Mitra's attorney, Christopher Van Wagner, said the government only had
a circumstantial case against his client, since police never recovered
the radio Mitra built and used to disrupt the police radio system 21
times between January and August 2003, and for three hours during a
riotous Halloween night on State Street.

However, in closing arguments Assistant U.S. Attorney Tim O'Shea said
Mitra provided sufficient indirect evidence to find him guilty of the
two radio interference crimes with which he was charged.

The areas of interference occurred in the 500 and 600 blocks of State
Street and near Orchard and Regent, where Mitra had lived and at the
times he resided there, O'Shea said.

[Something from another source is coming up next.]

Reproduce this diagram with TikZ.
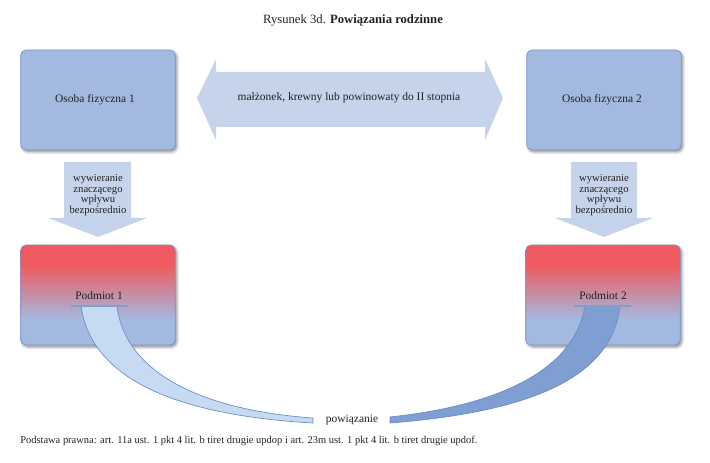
\documentclass[tikz,border=0pt]{standalone}
\usepackage{fontspec}
\setmainfont{Liberation Serif}
\usetikzlibrary{shadows.blur}
\definecolor{boxfill}{HTML}{A4B9E0}
\definecolor{boxdraw}{HTML}{7E98C8}
\definecolor{arrowfill}{HTML}{C5D4EB}
\definecolor{bandlight}{HTML}{C6DAF2}
\definecolor{banddark}{HTML}{7F9FD3}
\definecolor{bandedge}{HTML}{6A8BC8}
\definecolor{podred}{HTML}{EF5A60}
\definecolor{txt}{HTML}{222222}
\pgfdeclareverticalshading{podshade}{100bp}{color(0bp)=(boxfill); color(38bp)=(boxfill); color(65bp)=(podred); color(100bp)=(podred)}
\tikzset{
  mainbox/.style={draw=boxdraw, line width=0.6pt, rounded corners=4pt, minimum width=116pt, minimum height=75pt,
    blur shadow={shadow xshift=1.2pt, shadow yshift=-1.5pt, shadow blur radius=2pt, shadow opacity=45}},
  osoba/.style={mainbox, fill=boxfill},
  podmiot/.style={mainbox, shading=podshade},
  arrowshape/.style={fill=arrowfill},
  lbl/.style={font=\fontsize{8.6pt}{9.5pt}\selectfont, text=txt, inner sep=0pt},
  arrowlbl/.style={lbl, align=center, font=\fontsize{8pt}{7.9pt}\selectfont},
  bandl/.style={fill=bandlight, draw=bandedge, line width=0.5pt},
  bandd/.style={fill=banddark, draw=bandedge, line width=0.5pt},
  uline/.style={draw=banddark, line width=1pt}
}
\begin{document}
\begin{tikzpicture}[x=0.75pt,y=-0.75pt]
\useasboundingbox (0,0) rectangle (710,463);
% title
\node[lbl, font=\fontsize{9.5pt}{10.5pt}\selectfont] (title) at (353,20) {Rysunek 3d. \textbf{Powiązania rodzinne}};
% top boxes
\node[osoba] (o1) at (98,100) {};
\node[lbl] (o1t) at (95,100) {Osoba fizyczna 1};
\node[osoba] (o2) at (604,100) {};
\node[lbl] (o2t) at (602,100) {Osoba fizyczna 2};
% double arrow
\fill[arrowshape] (197,98) -- (216,59) -- (216,72) -- (485,72) -- (485,59) -- (503,98) -- (485,140) -- (485,127) -- (216,127) -- (216,140) -- cycle;
\node[lbl] (rel) at (349,98) {małżonek, krewny lub powinowaty do II stopnia};
% down arrows
\fill[arrowshape] (64,162) -- (131,162) -- (131,218) -- (147,218) -- (98,237) -- (48,218) -- (64,218) -- cycle;
\node[arrowlbl] (w1) at (98,195) {wywieranie\\znaczącego\\wpływu\\bezpośrednio};
\fill[arrowshape] (571,162) -- (637,162) -- (637,218) -- (653,218) -- (604,237) -- (555,218) -- (571,218) -- cycle;
\node[arrowlbl] (w2) at (604,195) {wywieranie\\znaczącego\\wpływu\\bezpośrednio};
% podmiot boxes
\node[podmiot] (p1) at (98,295) {};
\node[podmiot] (p2) at (603,295) {};
\node[lbl] (p1t) at (99,296) {Podmiot 1};
\node[lbl] (p2t) at (603,296) {Podmiot 2};
% label
\node[lbl] (pow) at (352,420) {powiązanie};
% bands
\path[bandl] (81,306) .. controls (92,385) and (190,416) .. (313,423) -- (313,418) .. controls (200,410) and (125,372) .. (117,306) -- cycle;
\path[bandd] (620,306) .. controls (612,378) and (530,412) .. (390,423) -- (390,417) .. controls (510,404) and (575,365) .. (585,306) -- cycle;
\draw[uline] (71,306) -- (128,306);
\draw[uline] (574,306) -- (631,306);
% footer
\node[lbl, anchor=west, font=\fontsize{7.85pt}{9pt}\selectfont] (foot) at (20,441) {Podstawa prawna: art. 11a ust. 1 pkt 4 lit. b tiret drugie updop i art. 23m ust. 1 pkt 4 lit. b tiret drugie updof.};
\end{tikzpicture}
\end{document}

Police called the areas around
State Street where Mitra lived from January to August 2003 "a dead
zone," O'Shea told jurors.

O'Shea disputed Mitra's claim that the interference was an unintended
consequence of trying to build a radio that would monitor emergency
communications on the city's 800 megahertz trunking radio system.

Mitra could have purchased a scanner that would allow him to listen to
the radio talk but instead bought a radio with transmitting
capabilities. Instead of visiting the Motorola Web site for
information on the trunking radio system, Mitra visited Russian hacker
Web sites, which showed an intent to disrupt communications, O'Shea
said.

The "magic radio," as O'Shea called it, didn't have one bad wire that
caused it to transmit accidentally. Instead, Mitra targeted the
frequencies he wanted to broadcast on and transmitted high-pitched
tones, effectively disabling the radio system, O'Shea said.

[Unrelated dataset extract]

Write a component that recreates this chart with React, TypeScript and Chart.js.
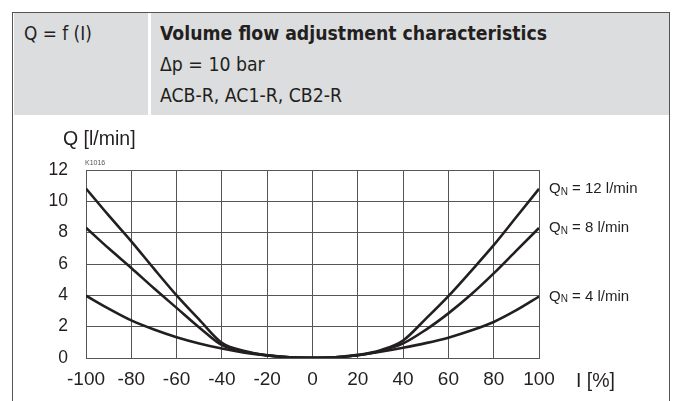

After losing a speeding ticket trial in November, Mitra tried a "new
trick" - broadcasting pornographic sounds he downloaded from the
Internet, O'Shea said. He broadcast 12 sex-sound files stored on his
computer, causing police all over the city of Madison to turn down
their radios while in contact with the public, O'Shea said.

After police tracked the source of the pornographic broadcast to
Mitra's Orchard Street apartment, Mitra threw out the radio but kept
the power cord and interface device he built to link it to the
computer. Discarding the radio also was proof that Mitra, who had
accumulated a roomful of electronic gear, was guilty of the offenses,
O'Shea said.

"Why did he throw it out? Because he knew it would show he committed
the crimes. It would be the primary evidence of his guilt," O'Shea
said.

Van Wagner argued that Mitra responsibly got rid of the radio he built
once he heard the porn sounds, which he listened to for enjoyment,
over a separate scanner he operated. Mitra didn't know the police were
looking for him as the source of the interference, Van Wagner
contended. Otherwise, Mitra also would have tossed out the power cord.

The government repeatedly stretched the facts in the case to paint
Mitra as a "dangerous computer hacker, a loner who listens to porn
audio in the privacy of his bedroom," Van Wagner said.

But every witness who knew Mitra testified that he was a respectful,
intelligent person, Van Wagner said.